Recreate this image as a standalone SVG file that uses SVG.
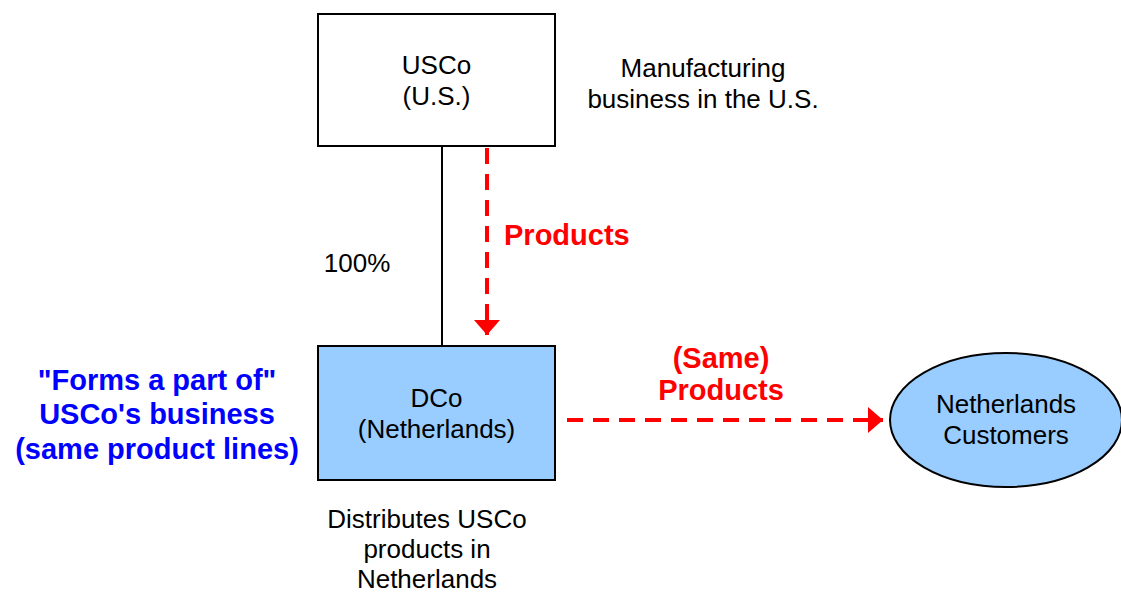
<svg xmlns="http://www.w3.org/2000/svg" width="1121" height="592" viewBox="0 0 1121 592">
<style>
.t{font-family:"Liberation Sans",Arial,sans-serif;font-size:26px;fill:#000;text-anchor:middle}
.r{font-family:"Liberation Sans",Arial,sans-serif;font-size:29px;font-weight:bold;fill:#ff0000}
.b{font-family:"Liberation Sans",Arial,sans-serif;font-size:29px;font-weight:bold;fill:#0000ff;text-anchor:middle}
.box{stroke:#000;stroke-width:2}
.dash{stroke:#ff0000;stroke-width:4;stroke-dasharray:16,10;fill:none}
</style>
<defs>
<marker id="ah" viewBox="0 0 10 10" refX="10" refY="5" markerWidth="3.8" markerHeight="6.6" markerUnits="strokeWidth" orient="auto" preserveAspectRatio="none">
<path d="M0,0 L10,5 L0,10 Z" fill="#ff0000"/>
</marker>
</defs>
<rect width="1121" height="592" fill="#fff"/>
<g id="connectors">
<line x1="442" y1="146" x2="442" y2="346" stroke="#000" stroke-width="2"/>
<line class="dash" x1="487" y1="148" x2="487" y2="335" marker-end="url(#ah)"/>
<line class="dash" x1="567" y1="420" x2="883" y2="420" marker-end="url(#ah)"/>
<text class="r" x="504" y="245">Products</text>
<text class="r" x="721" y="368" text-anchor="middle">(Same)</text>
<text class="r" x="721" y="400" text-anchor="middle">Products</text>
<text class="t" x="357" y="272">100%</text>
</g>
<g id="usco">
<rect class="box" x="318" y="14" width="237" height="132" fill="#fff"/>
<text class="t" x="436.5" y="74">USCo</text>
<text class="t" x="436.5" y="105">(U.S.)</text>
</g>
<g id="usco-note">
<text class="t" x="703" y="77">Manufacturing</text>
<text class="t" x="703" y="108">business in the U.S.</text>
</g>
<g id="dco">
<rect class="box" x="318" y="346" width="237" height="134" fill="#99ccff"/>
<text class="t" x="436.5" y="407">DCo</text>
<text class="t" x="436.5" y="438">(Netherlands)</text>
</g>
<g id="dco-note">
<text class="t" x="427" y="528">Distributes USCo</text>
<text class="t" x="427" y="558">products in</text>
<text class="t" x="427" y="588">Netherlands</text>
</g>
<g id="forms-note">
<text class="b" x="157" y="390">"Forms a part of"</text>
<text class="b" x="157" y="424">USCo's business</text>
<text class="b" x="157" y="459">(same product lines)</text>
</g>
<g id="customers">
<ellipse cx="1006" cy="420" rx="116" ry="67" fill="#99ccff" stroke="#000" stroke-width="2"/>
<text class="t" x="1006" y="413">Netherlands</text>
<text class="t" x="1006" y="444">Customers</text>
</g>
</svg>
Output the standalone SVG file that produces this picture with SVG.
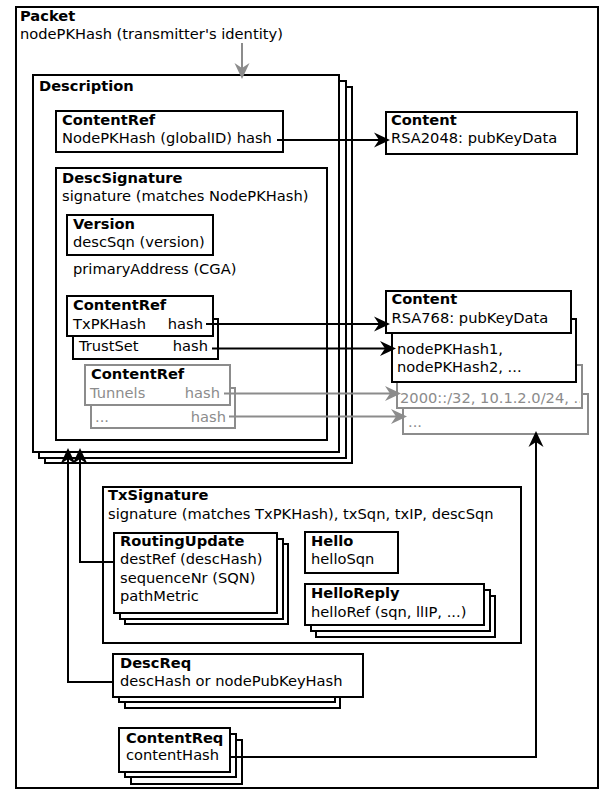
<svg xmlns="http://www.w3.org/2000/svg" width="603" height="793" viewBox="0 0 603 793">
<style>
text{font-family:"DejaVu Sans","Liberation Sans",sans-serif;font-size:14.67px;fill:#000}
.b{font-weight:bold}
.g{fill:#8c8c8c}
.e{text-anchor:end}
rect{fill:#fff;stroke:#000;stroke-width:2}
rect.gr{stroke:#8c8c8c}
.c{fill:none;stroke:#000;stroke-width:2}
.cg{fill:none;stroke:#8c8c8c;stroke-width:2}
</style>
<defs>
<marker id="a" viewBox="-17 -8 17 16" refX="-4" refY="0" markerWidth="17" markerHeight="16" markerUnits="userSpaceOnUse" orient="auto"><path d="M0,0 L-16,-7.5 L-11,0 L-16,7.5 Z" fill="#000"/></marker>
<marker id="ag" viewBox="-17 -8 17 16" refX="-4" refY="0" markerWidth="17" markerHeight="16" markerUnits="userSpaceOnUse" orient="auto"><path d="M0,0 L-16,-7.5 L-11,0 L-16,7.5 Z" fill="#8c8c8c"/></marker>
<clipPath id="clip3"><rect x="398" y="360" width="182" height="47"/></clipPath>
</defs>

<g id="packet">
<rect x="16" y="7" width="582" height="781"/>
<text x="20" y="21" class="b">Packet</text>
<text x="20" y="39">nodePKHash (transmitter's identity)</text>
</g>

<g id="description">
<rect x="45" y="87" width="307" height="376"/>
<rect x="39" y="81" width="307" height="377"/>
<rect x="33" y="75" width="306" height="377"/>
<text x="39" y="91" class="b">Description</text>
</g>

<g id="contentref-global">
<rect x="56" y="111" width="227" height="41"/>
<text x="62" y="125" class="b">ContentRef</text>
<text x="62" y="143">NodePKHash (globalID) hash</text>
</g>

<g id="content-rsa2048">
<rect x="386" y="112" width="191" height="42"/>
<text x="391" y="125" class="b">Content</text>
<text x="391" y="143">RSA2048: pubKeyData</text>
</g>

<g id="descsignature">
<rect x="56" y="168" width="271" height="272"/>
<text x="62" y="183" class="b">DescSignature</text>
<text x="62" y="201">signature (matches NodePKHash)</text>
<text x="73" y="274">primaryAddress (CGA)</text>
</g>

<g id="version">
<rect x="67" y="215" width="146" height="40"/>
<text x="73" y="228.5" class="b">Version</text>
<text x="73" y="246.5">descSqn (version)</text>
</g>

<g id="contentref-tx">
<rect x="73" y="319" width="145" height="40"/>
<rect x="67" y="296" width="146" height="40"/>
<text x="73" y="309.5" class="b">ContentRef</text>
<text x="73" y="328.5">TxPKHash</text>
<text x="203" y="328.5" class="e">hash</text>
<text x="79" y="351">TrustSet</text>
<text x="208" y="351" class="e">hash</text>
</g>

<g id="contentref-grey">
<rect x="91" y="388" width="144" height="40" class="gr"/>
<rect x="85" y="365" width="145" height="40" class="gr"/>
<text x="91" y="378.5" class="b">ContentRef</text>
<text x="90" y="397.5" class="g">Tunnels</text>
<text x="220" y="397.5" class="g e">hash</text>
<text x="95" y="421.5" class="g">...</text>
<text x="226" y="421.5" class="g e">hash</text>
</g>

<g id="content-rsa768">
<rect x="403" y="394" width="185" height="40" class="gr"/>
<text x="408" y="426.5" class="g">...</text>
<rect x="397" y="365" width="185" height="43" class="gr"/>
<text x="400" y="402.5" class="g" clip-path="url(#clip3)">2000::/32, 10.1.2.0/24, ...</text>
<rect x="392" y="319" width="184" height="63"/>
<rect x="386" y="291" width="185" height="42"/>
<text x="391.5" y="304" class="b">Content</text>
<text x="391.5" y="322.5">RSA768: pubKeyData</text>
<text x="397" y="354">nodePKHash1,</text>
<text x="397" y="372">nodePKHash2, ...</text>
</g>

<g id="txsignature">
<rect x="103" y="487" width="418" height="156"/>
<text x="108" y="500" class="b">TxSignature</text>
<text x="108" y="518.5">signature (matches TxPKHash), txSqn, txIP, descSqn</text>
</g>

<g id="routingupdate">
<rect x="125" y="544" width="163" height="80"/>
<rect x="120" y="539" width="163" height="80"/>
<rect x="114" y="533" width="163" height="80"/>
<text x="120" y="546" class="b">RoutingUpdate</text>
<text x="120" y="564">destRef (descHash)</text>
<text x="120" y="582.5">sequenceNr (SQN)</text>
<text x="120" y="600.5">pathMetric</text>
</g>

<g id="hello">
<rect x="305" y="532" width="93" height="41"/>
<text x="311" y="546" class="b">Hello</text>
<text x="311" y="564">helloSqn</text>
</g>

<g id="helloreply">
<rect x="316" y="596" width="179" height="41"/>
<rect x="311" y="590" width="179" height="41"/>
<rect x="305" y="584" width="179" height="41"/>
<text x="311" y="598" class="b">HelloReply</text>
<text x="311" y="616.5">helloRef (sqn, llIP, ...)</text>
</g>

<g id="descreq">
<rect x="125" y="666" width="215" height="42"/>
<rect x="119" y="660" width="216" height="42"/>
<rect x="113" y="654" width="250" height="43"/>
<text x="120" y="667.5" class="b">DescReq</text>
<text x="120" y="685.5">descHash or nodePubKeyHash</text>
</g>

<g id="contentreq">
<rect x="131" y="740" width="111" height="44"/>
<rect x="125" y="734" width="111" height="43"/>
<rect x="119" y="728" width="111" height="44"/>
<text x="126" y="742.5" class="b">ContentReq</text>
<text x="126" y="760">contentHash</text>
</g>

<g id="connectors">
<path class="cg" d="M242,43 V75" marker-end="url(#ag)"/>
<path class="c" d="M277,140 H386" marker-end="url(#a)"/>
<path class="c" d="M206,324 H386" marker-end="url(#a)"/>
<path class="c" d="M212,348.5 H392" marker-end="url(#a)"/>
<path class="cg" d="M224,393.5 H397" marker-end="url(#ag)"/>
<path class="cg" d="M229,416.5 H403" marker-end="url(#ag)"/>
<path class="c" d="M114,562 H80 V452" marker-end="url(#a)"/>
<path class="c" d="M113,682 H68 V452" marker-end="url(#a)"/>
<path class="c" d="M230,757 H536 V435" marker-end="url(#a)"/>
</g>
</svg>
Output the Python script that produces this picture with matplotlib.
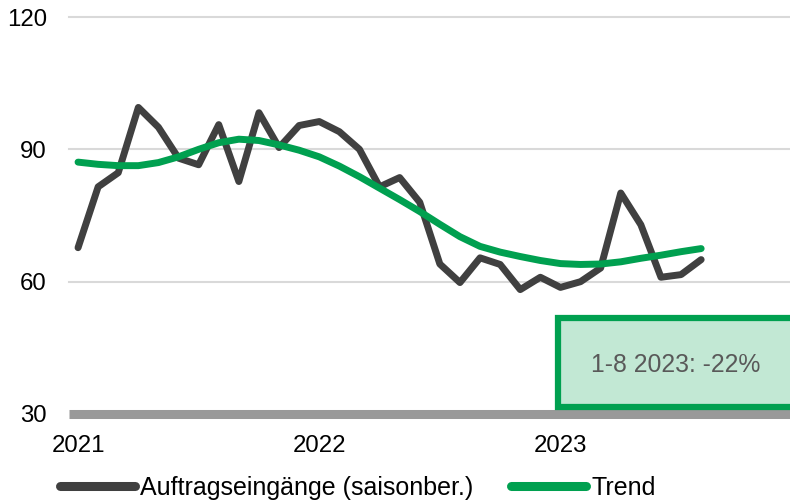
import matplotlib
matplotlib.use("Agg")
import matplotlib.pyplot as plt
from matplotlib.lines import Line2D
from matplotlib.patches import Rectangle
import numpy as np

plt.rcParams['font.family'] = ['Liberation Sans', 'DejaVu Sans']

# Monthly data Jan 2021 - Aug 2023
auftrag = [67.7, 81.5, 84.7, 99.5, 95.0, 88.0, 86.5, 95.6, 82.7, 98.3, 90.4, 95.4,
           96.3, 94.0, 90.0, 81.5, 83.6, 78.0, 64.0, 59.8, 65.4, 63.9, 58.2, 61.0,
           58.7, 60.0, 63.1, 80.1, 72.9, 61.0, 61.6, 65.0]
trend = [87.1, 86.6, 86.3, 86.3, 87.0, 88.3, 90.0, 91.5, 92.3, 92.0, 91.0, 89.8,
         88.3, 86.2, 83.8, 81.2, 78.6, 75.9, 73.0, 70.2, 68.0, 66.7, 65.7, 64.8,
         64.1, 63.9, 64.0, 64.5, 65.3, 66.0, 66.8, 67.5]
year_ticks = [0, 12, 24]
year_labels = ['2021', '2022', '2023']
y_ticks = [30, 60, 90, 120]
series_names = ['Auftragseingänge (saisonber.)', 'Trend']
box_text = '1-8 2023: -22%'

DARK = '#404040'
GREEN = '#00a050'
FS = 17.3

fig = plt.figure(figsize=(7.9, 5.03), dpi=100)
ax = fig.add_axes([69/790, 89/503, 721/790, 397/503])

x = np.arange(len(auftrag))
ax.plot(x, auftrag, color=DARK, lw=5, solid_joinstyle='round', solid_capstyle='round', zorder=4)
ax.plot(x, trend, color=GREEN, lw=5, solid_joinstyle='round', solid_capstyle='round', zorder=5)

ax.set_xlim(-0.45, 35.42)
ax.set_ylim(30, 120)
for yv in y_ticks[1:]:
    ax.axhline(yv, color='#d9d9d9', lw=1.5, zorder=1, clip_on=False)
ax.axhline(30, color='#999999', lw=6.5, zorder=2, clip_on=False, solid_capstyle='butt')

for s in ax.spines.values():
    s.set_visible(False)
ax.set_yticks(y_ticks)
ax.set_yticklabels([str(v) for v in y_ticks], fontsize=FS)
ax.set_xticks(year_ticks)
ax.set_xticklabels(year_labels, fontsize=FS)
ax.tick_params(axis='y', length=0, pad=16)
ax.tick_params(axis='x', length=0, pad=15)

box = Rectangle((0.678, 0.018), 0.35, 0.224, transform=ax.transAxes,
                facecolor='#c2e8d4', edgecolor=GREEN, lw=4.5, zorder=6, clip_on=False)
ax.add_patch(box)
ax.text(0.842, 0.123, box_text, transform=ax.transAxes, ha='center', va='center',
        fontsize=17.8, color='#595959', zorder=7)

handles = [Line2D([], [], color=DARK, lw=6.5, solid_capstyle='round'),
           Line2D([], [], color=GREEN, lw=6.5, solid_capstyle='round')]
fig.legend(handles, series_names, loc='center left', bbox_to_anchor=(60/790, 15/503),
           ncol=2, frameon=False, fontsize=18, handlelength=3.0, handletextpad=0.2,
           columnspacing=1.52, borderpad=0, borderaxespad=0)

fig.savefig('out.png', dpi=100)
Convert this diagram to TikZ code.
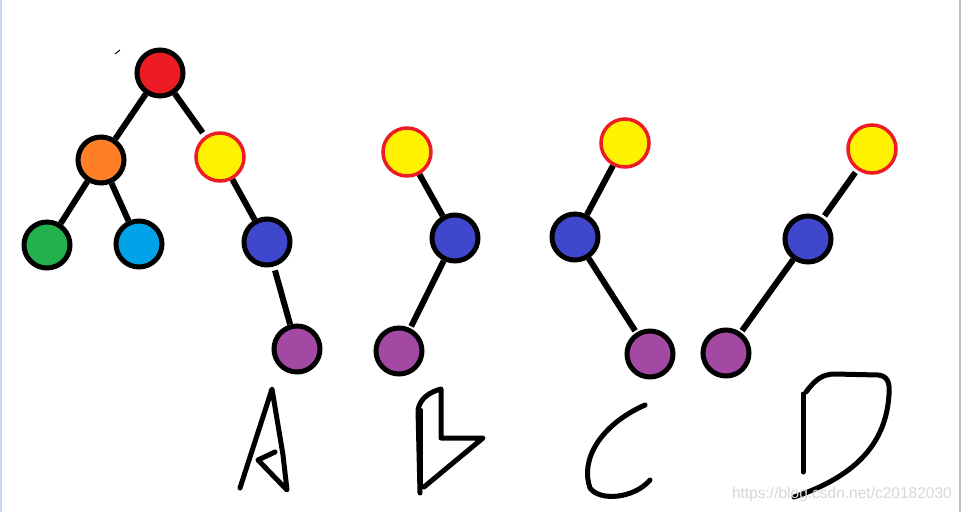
\documentclass[tikz,border=0pt]{standalone}
\usepackage{fontspec}
\setsansfont{Liberation Sans}
\definecolor{pred}{RGB}{237,28,36}
\definecolor{pyellow}{RGB}{255,242,0}
\definecolor{porange}{RGB}{255,127,39}
\definecolor{pgreen}{RGB}{34,177,76}
\definecolor{pcyan}{RGB}{0,162,232}
\definecolor{pblue}{RGB}{63,72,204}
\definecolor{ppurple}{RGB}{163,73,164}
\definecolor{edgeblue}{RGB}{200,216,236}
\definecolor{edgegray}{RGB}{190,190,190}
\definecolor{wmgray}{RGB}{215,215,215}
\begin{document}
\begin{tikzpicture}[x=1pt,y=-1pt,
  vnode/.style={circle,draw=black,line width=5pt,minimum size=46pt,inner sep=0pt},
  ynode/.style={circle,draw=pred,fill=pyellow,line width=3.5pt,minimum size=48pt,inner sep=0pt},
  edge/.style={line width=6pt,black},
  letter/.style={line width=5pt,black,line join=round,line cap=round}]
\useasboundingbox (0,0) rectangle (962,512);
\fill[white] (0,0) rectangle (962,512);
\fill[edgeblue] (0,0) rectangle (2,512);
\fill[edgegray] (959,0) rectangle (961,512);
\draw[line width=1pt] (115,54) -- (120,50);
% tree A
\node[vnode,fill=pred] (ar) at (160,73) {};
\node[vnode,fill=porange] (ao) at (101,160) {};
\node[ynode] (ay) at (220,157) {};
\node[vnode,fill=pgreen] (ag) at (47,245) {};
\node[vnode,fill=pcyan] (ac) at (139,244) {};
\node[vnode,fill=pblue] (ab) at (267,242) {};
\node[vnode,fill=ppurple] (ap) at (297,349) {};
% tree B
\node[ynode] (by) at (407,152) {};
\node[vnode,fill=pblue] (bb) at (455,238) {};
\node[vnode,fill=ppurple] (bp) at (399,351) {};
% tree C
\node[ynode] (cy) at (625,143) {};
\node[vnode,fill=pblue] (cb) at (575,237) {};
\node[vnode,fill=ppurple] (cp) at (650,354) {};
% tree D
\node[ynode] (dy) at (872,149) {};
\node[vnode,fill=pblue] (db) at (808,239) {};
\node[vnode,fill=ppurple] (dp) at (726,353) {};
% edges
\draw[edge] (ar) -- (ao);
\draw[edge,shorten >=4pt] (ar) -- (ay);
\draw[edge] (ao) -- (ag);
\draw[edge] (ao) -- (ac);
\draw[edge] (ay) -- (ab);
\draw[edge,shorten <=4pt] (ab) -- (ap);
\draw[edge] (by) -- (bb);
\draw[edge,shorten >=2pt] (bb) -- (bp);
\draw[edge] (cy) -- (cb);
\draw[edge,shorten >=2pt] (cb) -- (cp);
\draw[edge,shorten <=3pt,shorten >=3pt] (dy) -- (db);
\draw[edge,shorten >=2pt] (db) -- (dp);
% letters
\draw[letter] (240,488) -- (262,420) -- (272,389) -- (283,455) -- (287,490) -- (258,460) -- (275,452);
\draw[letter] (420,493) -- (418,410) .. controls (420,398) and (430,392) .. (441,389) -- (441,438) -- (483,438) -- (424,487);
\draw[letter,line width=4pt] (421,410) -- (421,488);
\draw[letter] (645,405) .. controls (600,425) and (580,460) .. (590,488) .. controls (600,502) and (635,498) .. (650,480);
\draw[letter] (803,394) -- (803,472);
\draw[letter] (806,392) .. controls (815,380) and (822,374) .. (835,374) -- (878,375) .. controls (888,376) and (890,383) .. (889,395) .. controls (886,440) and (860,475) .. (794,497);
\node[font=\sffamily\fontsize{15.5}{18}\selectfont,text=wmgray,anchor=east,inner sep=0pt] (wm) at (952,494) {https://blog.csdn.net/c20182030};
\end{tikzpicture}
\end{document}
----
§ **What is asked**: Count the lines above that contain the word "this". Give only the number.

§ **Task response**: 4